I am in remission after receiving chemotherapy on and off since February 2019. I am currently in the “maintenance phase” of chemotherapy after completing a lengthy clinical trial. The opportunity to be a part of a clinical trial is one of the main reasons my family and I decided to pursue my treatment at Cleveland Clinic. Being a part of a clinical trial made me proud to be contributing to something that is larger than just myself.
It often surprises people when I tell them that I’m still receiving chemotherapy after all this time while being in remission. I think it’s a common misunderstanding that once you’re in remission, treatment stops. Leukemia is a tricky disease and could come back at any time. With each bone marrow biopsy, lumbar puncture, or even a simple lab draw for blood work, I feel like I can’t fully take a full breath until those results are in.
The coach in me is thankful to have a detailed game plan. The patient in me is grateful for such an amazing care team at Cleveland Clinic. The human in me is appreciative that I found a new way to live life with this disease in a way that keeps me humble, inspired and present in the things I love most. My “Moment of Significance” has encouraged me to celebrate the little things in life. I would not be able to physically or mentally cope with this without the tremendous support of Dr. Carraway, my care team and my community of friends and family. My wife, Jill, has been my rock and I wouldn’t be able to keep my positive spirit without her unwavering support. I will not allow leukemia to define me, but because of it, I will continue to live each day with intention and purpose.
By Jud Logan
Transcript | ALL Patient Story: Overcoming my Acute Lymphoblastic Leukemia Diagnosis
Jud Logan: Cancer was never something that had deeply touched my life.

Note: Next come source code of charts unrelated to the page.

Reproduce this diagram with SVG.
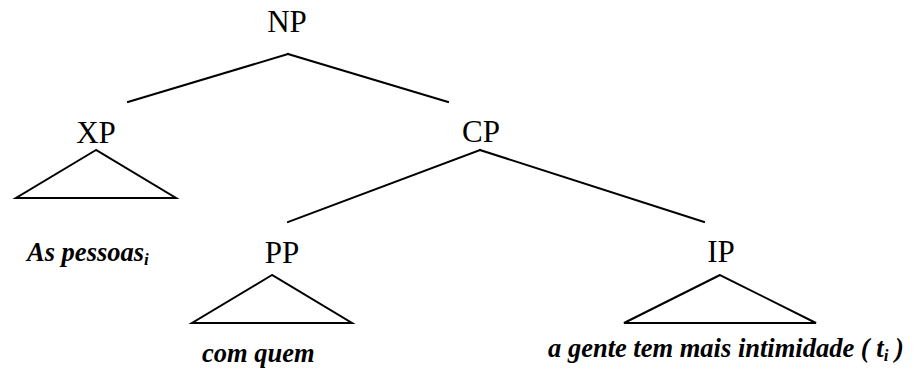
<svg xmlns="http://www.w3.org/2000/svg" width="913" height="374" viewBox="0 0 913 374">
<style>
.lab{font-family:"Liberation Serif","Times New Roman",serif;font-size:31px;fill:#000;text-anchor:middle}
.leaf{font-family:"Liberation Serif","Times New Roman",serif;font-size:26.5px;font-weight:700;font-style:italic;fill:#000}
.sub{font-size:17px}
.ln{stroke:#000;stroke-width:2;fill:none;stroke-linecap:square}
</style>
<rect width="913" height="374" fill="#fff"/>
<g id="connectors">
<line class="ln" x1="288" y1="54" x2="128" y2="102"/>
<line class="ln" x1="288" y1="54" x2="448" y2="102"/>
<line class="ln" x1="480" y1="150" x2="288" y2="222"/>
<line class="ln" x1="480" y1="150" x2="704" y2="222"/>
</g>
<g id="NP"><text class="lab" x="287" y="32">NP</text></g>
<g id="XP"><text class="lab" x="96" y="143">XP</text>
<polygon class="ln" points="96,150 16,198 176,198"/></g>
<g id="CP"><text class="lab" x="481" y="142">CP</text></g>
<g id="PP"><text class="lab" x="282" y="263">PP</text>
<polygon class="ln" points="272,275 192,323 352,323"/></g>
<g id="IP"><text class="lab" x="721" y="262">IP</text>
<polygon class="ln" points="720,275 624,323 816,323"/></g>
<g id="leaf-xp"><text class="leaf" x="27" y="261">As pessoas<tspan class="sub" dy="4">i</tspan></text></g>
<g id="leaf-pp"><text class="leaf" x="202" y="362">com quem</text></g>
<g id="leaf-ip"><text class="leaf" x="548" y="357">a gente tem mais intimidade ( t<tspan class="sub" dy="4">i</tspan><tspan dy="-4"> )</tspan></text></g>
</svg>
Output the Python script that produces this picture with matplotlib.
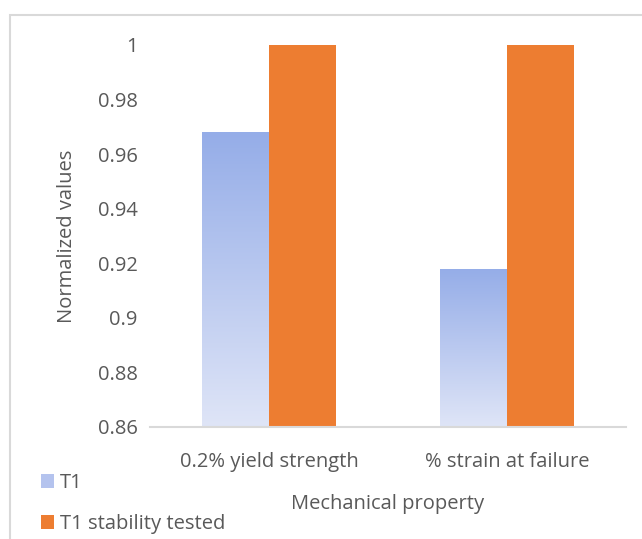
import numpy as np
import matplotlib.pyplot as plt
import matplotlib.patches as mpatches
from matplotlib.colors import LinearSegmentedColormap

# Dados
categorias = ['0.2% yield strength', '% strain at failure']
t1 = [0.968, 0.918]
t1_estab = [1.0, 1.0]
series = ['T1', 'T1 stability tested']
yticks = [0.86, 0.88, 0.9, 0.92, 0.94, 0.96, 0.98, 1.0]

plt.rcParams['font.family'] = ['Open Sans', 'DejaVu Sans']
cinza = '#595959'
fs = 14.5

fig = plt.figure(figsize=(6.42, 5.39), dpi=100)
ax = fig.add_axes([150/642, 112/539, 476/642, 382/539])

# Borda do gráfico (cortada à direita e embaixo)
borda = mpatches.Rectangle((10.5/642, -0.1), 1.2, (539-15.5)/539 + 0.1,
                           transform=fig.transFigure, fill=False,
                           edgecolor='#D9D9D9', linewidth=1.5, zorder=0)
fig.patches.append(borda)

x = np.arange(len(categorias))
w = 0.28
b1 = ax.bar(x - w/2, t1, w, color='#B4C3EE', label=series[0], zorder=2)
b2 = ax.bar(x + w/2, t1_estab, w, color='#ED7D31', label=series[1], zorder=2)

ymin, ymax = 0.86, 1.0

# Gradiente nas barras azuis
cmap = LinearSegmentedColormap.from_list('azul', ['#DFE5F7', '#95ADE8'])
grad = np.linspace(0, 1, 256).reshape(-1, 1)
for barra in b1:
    bx, bw, h = barra.get_x(), barra.get_width(), barra.get_height()
    barra.set_facecolor('none')
    im = ax.imshow(grad, cmap=cmap, origin='lower', aspect='auto',
                   extent=(bx, bx + bw, ymin, h), zorder=2.5)
    im.set_clip_path(barra)
ax.set_ylim(ymin, ymax)
ax.set_xlim(-0.5, 1.5)

# Eixos
for lado in ['top', 'right', 'left']:
    ax.spines[lado].set_visible(False)
ax.spines['bottom'].set_color('#D9D9D9')
ax.spines['bottom'].set_linewidth(1.5)
ax.set_yticks(yticks)
ax.set_yticklabels([f'{v:g}' for v in yticks])
ax.set_xticks(x)
ax.set_xticklabels(categorias)
ax.tick_params(axis='both', length=0, labelsize=fs, colors=cinza)
ax.tick_params(axis='y', pad=9)
ax.tick_params(axis='x', pad=18)
ax.set_ylabel('Normalized values', fontsize=fs, color=cinza, labelpad=15)
ax.set_xlabel('Mechanical property', fontsize=fs, color=cinza, labelpad=16)

# Legenda
h_azul = mpatches.Patch(facecolor='#B4C3EE')
h_lar = mpatches.Patch(facecolor='#ED7D31')
leg = fig.legend([h_azul, h_lar], series, loc='upper left',
                 bbox_to_anchor=(33/642, (539-465)/539), frameon=False,
                 fontsize=fs, handlelength=0.65, handleheight=0.65,
                 handletextpad=0.3, labelspacing=1.05, borderaxespad=0)
for t in leg.get_texts():
    t.set_color(cinza)

fig.savefig('out.png', dpi=100)
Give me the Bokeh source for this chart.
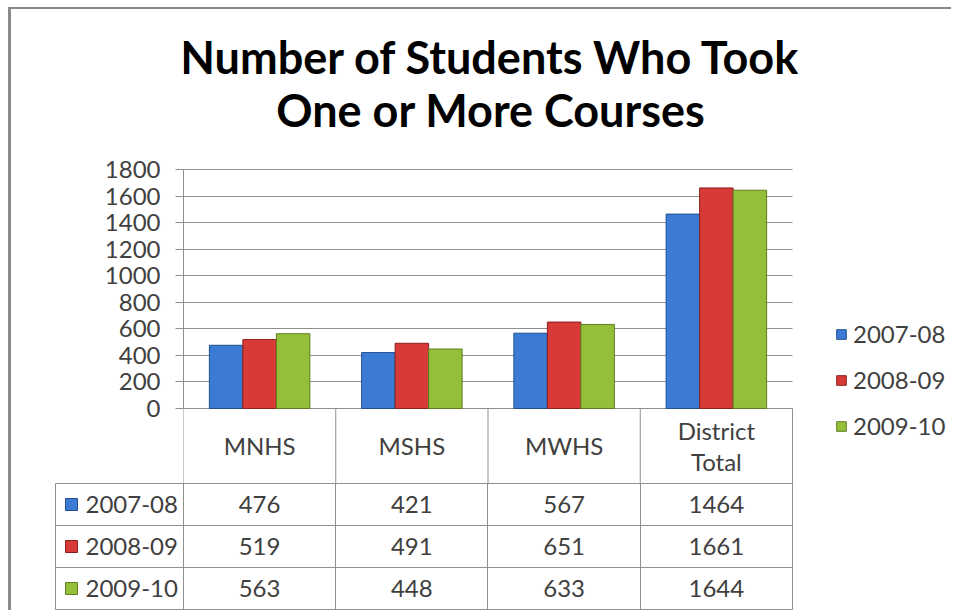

When you're going along and life is good, you never really expect that it's going to happen to you.
What Was Your Reaction to Your ALL Diagnosis?
When we got the diagnosis, we were actually in the middle of a family call. My daughter, the nurse practitioner in oncology was there. My son was there, his wife. We were Facetiming with my daughter when the doctor walked in and told us.
It was special for me to have my family around to learn that diagnosis. I was very, very numb at the beginning. I don't remember a lot of what happened in the next 10 to 15 minutes, only that my family came together, and we hugged. My daughter said, "Dad, there are a lot worse cancers than the one that you'll be dealing with." That made me feel like that I had a fighting chance.
How Did Your ALL Diagnosis Impact Your Life?
Even though I'm 61 years old and competed in four Olympic games, it threw me for a loop. I was still competing in the master’s division and was all set to try to break the world record like I did at age 50 and 55, and the 60-year-old division. A lot of things were taken away from my body. But what I did was then I mentally strengthened my mind to allow that to not be so devastating.
When I met with the oncologist in the hospital, they told me a couple of things were going to be very important; that I get my sleep, that I get my calories and that I follow my doctors. But they all to a person said the most important thing in your recovery will be your belief in yourself and your power to get up every day and to minimize some of the things that you're going through and to maximize every moment that you have to try to fight this horrible disease.
Being an Olympic athlete and knowing the value of hard work and what it takes to get to the top, I told my kids on my team, "Don't worry about me. I'm not asking for easy. I'm only asking for possible. And remember this, I'm built for this.” What I've realized over the years that I've been in therapy is that that has served me well, but the people that I've met with no Olympic experience and no athletic experience whatsoever, you don't have to be an Olympic athlete to have that fortitude to want to live your best life.